___ Raw data

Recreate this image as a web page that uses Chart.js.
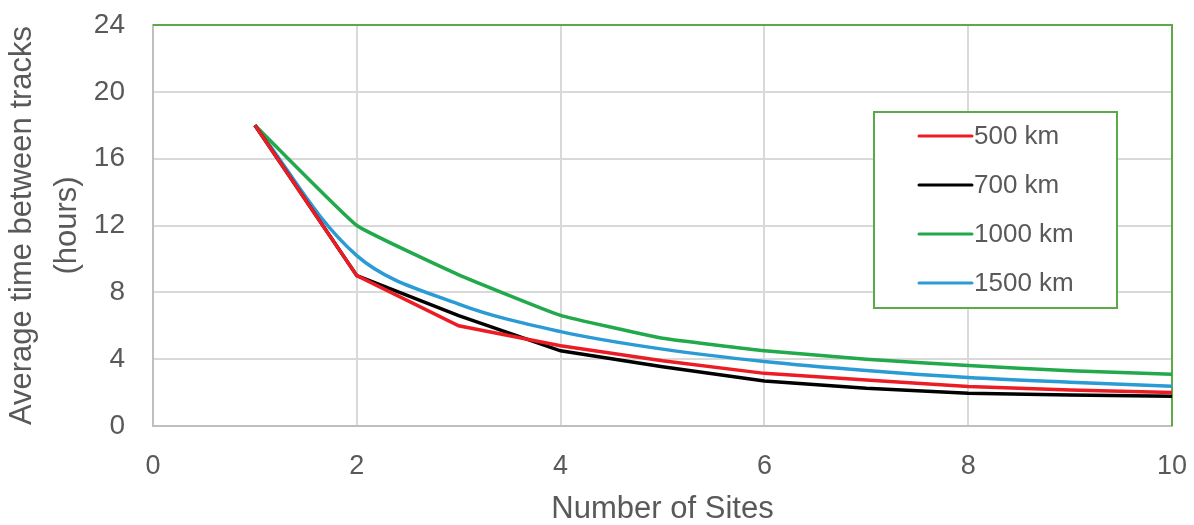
<!DOCTYPE html>
<html>
<head>
<meta charset="utf-8">
<script src="https://cdn.jsdelivr.net/npm/chart.js@4"></script>
<style>
  html, body { margin: 0; padding: 0; background: #fff; }
  #wrap { width: 1194px; height: 525px; }
</style>
</head>
<body>
<div id="wrap"><canvas id="myChart" width="1194" height="525"></canvas></div>
<script>
  var sites = [1, 2, 3, 4, 5, 6, 7, 8, 9, 10];
  var km500 = [18, 9, 6.0, 4.8, 3.9, 3.15, 2.75, 2.36, 2.15, 2.0];
  var km700 = [18, 9, 6.6, 4.5, 3.55, 2.7, 2.26, 1.96, 1.85, 1.78];
  var km1000 = [18, 12, 9.05, 6.62, 5.25, 4.5, 4.0, 3.62, 3.3, 3.1];
  var km1500 = [18, 10.2, 7.3, 5.65, 4.6, 3.86, 3.32, 2.9, 2.62, 2.38];
  var yTicks = [0, 4, 8, 12, 16, 20, 24];
  var xTicks = [0, 2, 4, 6, 8, 10];

  var textColor = '#595959';
  var fontFamily = "'Liberation Sans', Arial, sans-serif";
  var frameGreen = '#5aab45';

  function points(values) {
    return values.map(function (v, i) { return { x: sites[i], y: v }; });
  }

  // top/right frame of the plot area in green
  var plotFrame = {
    id: 'plotFrame',
    beforeDatasetsDraw: function (chart) {
      var a = chart.chartArea, c = chart.ctx;
      c.save();
      c.strokeStyle = frameGreen;
      c.lineWidth = 2;
      c.beginPath();
      c.moveTo(a.left, a.top);
      c.lineTo(a.right, a.top);
      c.lineTo(a.right, a.bottom);
      c.stroke();
      c.restore();
    }
  };

  // legend box drawn inside the plot area
  var insideLegend = {
    id: 'insideLegend',
    afterDatasetsDraw: function (chart) {
      var a = chart.chartArea, c = chart.ctx;
      var boxW = 243, boxH = 196;
      var left = a.right - 55 - boxW, top = a.top + 87;
      c.save();
      c.fillStyle = '#fff';
      c.fillRect(left, top, boxW, boxH);
      c.strokeStyle = frameGreen;
      c.lineWidth = 2;
      c.strokeRect(left, top, boxW, boxH);
      c.font = '26px ' + fontFamily;
      c.textBaseline = 'middle';
      c.textAlign = 'left';
      chart.data.datasets.forEach(function (ds, i) {
        var y = top + 24 + i * 49;
        c.strokeStyle = ds.borderColor;
        c.lineWidth = 3;
        c.lineCap = 'round';
        c.beginPath();
        c.moveTo(left + 45, y);
        c.lineTo(left + 98, y);
        c.stroke();
        c.fillStyle = textColor;
        c.fillText(ds.label, left + 100, y + 1);
      });
      c.restore();
    }
  };

  function series(label, values, color, tension) {
    return {
      label: label,
      data: points(values),
      borderColor: color,
      backgroundColor: color,
      borderWidth: 3.5,
      pointRadius: 0,
      tension: tension,
      fill: false
    };
  }

  new Chart(document.getElementById('myChart'), {
    type: 'line',
    data: {
      datasets: [
        series('500 km', km500, '#ec1c24', 0),
        series('700 km', km700, '#000000', 0),
        series('1000 km', km1000, '#22a94b', 0.1),
        series('1500 km', km1500, '#2b9bd5', 0.35)
      ]
    },
    options: {
      responsive: false,
      animation: false,
      layout: { padding: { top: 25, right: 22, left: 0, bottom: 0 } },
      plugins: {
        legend: { display: false },
        tooltip: { enabled: false }
      },
      scales: {
        x: {
          type: 'linear',
          min: 0,
          max: 10,
          afterBuildTicks: function (axis) {
            axis.ticks = xTicks.map(function (v) { return { value: v }; });
          },
          afterFit: function (axis) {
            axis.height = 99;
            axis.paddingLeft = 0;
            axis.paddingRight = 0;
          },
          grid: { color: '#d9d9d9', lineWidth: 2, drawTicks: false },
          border: { color: '#bfbfbf', width: 2 },
          ticks: {
            padding: 24,
            color: textColor,
            font: { family: fontFamily, size: 27 }
          },
          title: {
            display: true,
            text: 'Number of Sites',
            color: textColor,
            font: { family: fontFamily, size: 31, lineHeight: 1 },
            padding: { top: 0, bottom: 0 }
          }
        },
        y: {
          min: 0,
          max: 24,
          afterBuildTicks: function (axis) {
            axis.ticks = yTicks.map(function (v) { return { value: v }; });
          },
          afterFit: function (axis) {
            axis.width = 153;
            axis.paddingTop = 0;
            axis.paddingBottom = 0;
          },
          grid: { color: '#d9d9d9', lineWidth: 2, drawTicks: false },
          border: { color: '#bfbfbf', width: 2 },
          ticks: {
            padding: 28,
            color: textColor,
            font: { family: fontFamily, size: 28 }
          },
          title: {
            display: true,
            text: ['Average time between tracks', '(hours)'],
            color: textColor,
            font: { family: fontFamily, size: 31, lineHeight: 1.45 },
            padding: { top: 0, bottom: 0 }
          }
        }
      }
    },
    plugins: [plotFrame, insideLegend]
  });
</script>
</body>
</html>
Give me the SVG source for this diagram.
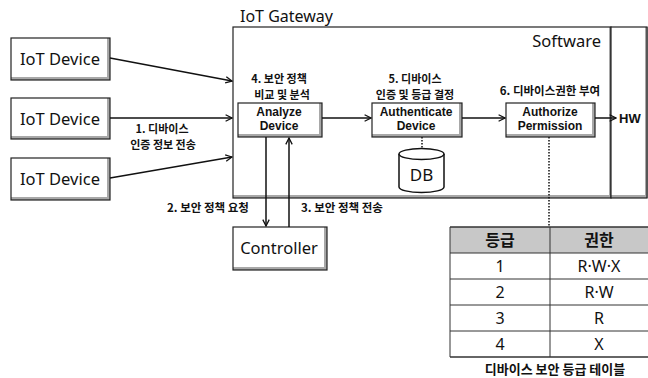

______

Do this: Repeat the records word for word. Any picture in them should be left out.

Written response:
Recreate this image as a web page that uses Chart.js.
<!DOCTYPE html>
<html>
<head>
<meta charset="utf-8">
<script src="https://cdn.jsdelivr.net/npm/chart.js@4"></script>
<style>
  html, body { margin: 0; padding: 0; background: #fff; }
  #wrap { width: 1194px; height: 525px; }
</style>
</head>
<body>
<div id="wrap"><canvas id="myChart" width="1194" height="525"></canvas></div>
<script>
  var sites = [1, 2, 3, 4, 5, 6, 7, 8, 9, 10];
  var km500 = [18, 9, 6.0, 4.8, 3.9, 3.15, 2.75, 2.36, 2.15, 2.0];
  var km700 = [18, 9, 6.6, 4.5, 3.55, 2.7, 2.26, 1.96, 1.85, 1.78];
  var km1000 = [18, 12, 9.05, 6.62, 5.25, 4.5, 4.0, 3.62, 3.3, 3.1];
  var km1500 = [18, 10.2, 7.3, 5.65, 4.6, 3.86, 3.32, 2.9, 2.62, 2.38];
  var yTicks = [0, 4, 8, 12, 16, 20, 24];
  var xTicks = [0, 2, 4, 6, 8, 10];

  var textColor = '#595959';
  var fontFamily = "'Liberation Sans', Arial, sans-serif";
  var frameGreen = '#5aab45';

  function points(values) {
    return values.map(function (v, i) { return { x: sites[i], y: v }; });
  }

  // top/right frame of the plot area in green
  var plotFrame = {
    id: 'plotFrame',
    beforeDatasetsDraw: function (chart) {
      var a = chart.chartArea, c = chart.ctx;
      c.save();
      c.strokeStyle = frameGreen;
      c.lineWidth = 2;
      c.beginPath();
      c.moveTo(a.left, a.top);
      c.lineTo(a.right, a.top);
      c.lineTo(a.right, a.bottom);
      c.stroke();
      c.restore();
    }
  };

  // legend box drawn inside the plot area
  var insideLegend = {
    id: 'insideLegend',
    afterDatasetsDraw: function (chart) {
      var a = chart.chartArea, c = chart.ctx;
      var boxW = 243, boxH = 196;
      var left = a.right - 55 - boxW, top = a.top + 87;
      c.save();
      c.fillStyle = '#fff';
      c.fillRect(left, top, boxW, boxH);
      c.strokeStyle = frameGreen;
      c.lineWidth = 2;
      c.strokeRect(left, top, boxW, boxH);
      c.font = '26px ' + fontFamily;
      c.textBaseline = 'middle';
      c.textAlign = 'left';
      chart.data.datasets.forEach(function (ds, i) {
        var y = top + 24 + i * 49;
        c.strokeStyle = ds.borderColor;
        c.lineWidth = 3;
        c.lineCap = 'round';
        c.beginPath();
        c.moveTo(left + 45, y);
        c.lineTo(left + 98, y);
        c.stroke();
        c.fillStyle = textColor;
        c.fillText(ds.label, left + 100, y + 1);
      });
      c.restore();
    }
  };

  function series(label, values, color, tension) {
    return {
      label: label,
      data: points(values),
      borderColor: color,
      backgroundColor: color,
      borderWidth: 3.5,
      pointRadius: 0,
      tension: tension,
      fill: false
    };
  }

  new Chart(document.getElementById('myChart'), {
    type: 'line',
    data: {
      datasets: [
        series('500 km', km500, '#ec1c24', 0),
        series('700 km', km700, '#000000', 0),
        series('1000 km', km1000, '#22a94b', 0.1),
        series('1500 km', km1500, '#2b9bd5', 0.35)
      ]
    },
    options: {
      responsive: false,
      animation: false,
      layout: { padding: { top: 25, right: 22, left: 0, bottom: 0 } },
      plugins: {
        legend: { display: false },
        tooltip: { enabled: false }
      },
      scales: {
        x: {
          type: 'linear',
          min: 0,
          max: 10,
          afterBuildTicks: function (axis) {
            axis.ticks = xTicks.map(function (v) { return { value: v }; });
          },
          afterFit: function (axis) {
            axis.height = 99;
            axis.paddingLeft = 0;
            axis.paddingRight = 0;
          },
          grid: { color: '#d9d9d9', lineWidth: 2, drawTicks: false },
          border: { color: '#bfbfbf', width: 2 },
          ticks: {
            padding: 24,
            color: textColor,
            font: { family: fontFamily, size: 27 }
          },
          title: {
            display: true,
            text: 'Number of Sites',
            color: textColor,
            font: { family: fontFamily, size: 31, lineHeight: 1 },
            padding: { top: 0, bottom: 0 }
          }
        },
        y: {
          min: 0,
          max: 24,
          afterBuildTicks: function (axis) {
            axis.ticks = yTicks.map(function (v) { return { value: v }; });
          },
          afterFit: function (axis) {
            axis.width = 153;
            axis.paddingTop = 0;
            axis.paddingBottom = 0;
          },
          grid: { color: '#d9d9d9', lineWidth: 2, drawTicks: false },
          border: { color: '#bfbfbf', width: 2 },
          ticks: {
            padding: 28,
            color: textColor,
            font: { family: fontFamily, size: 28 }
          },
          title: {
            display: true,
            text: ['Average time between tracks', '(hours)'],
            color: textColor,
            font: { family: fontFamily, size: 31, lineHeight: 1.45 },
            padding: { top: 0, bottom: 0 }
          }
        }
      }
    },
    plugins: [plotFrame, insideLegend]
  });
</script>
</body>
</html>
Give me the SVG source for this diagram.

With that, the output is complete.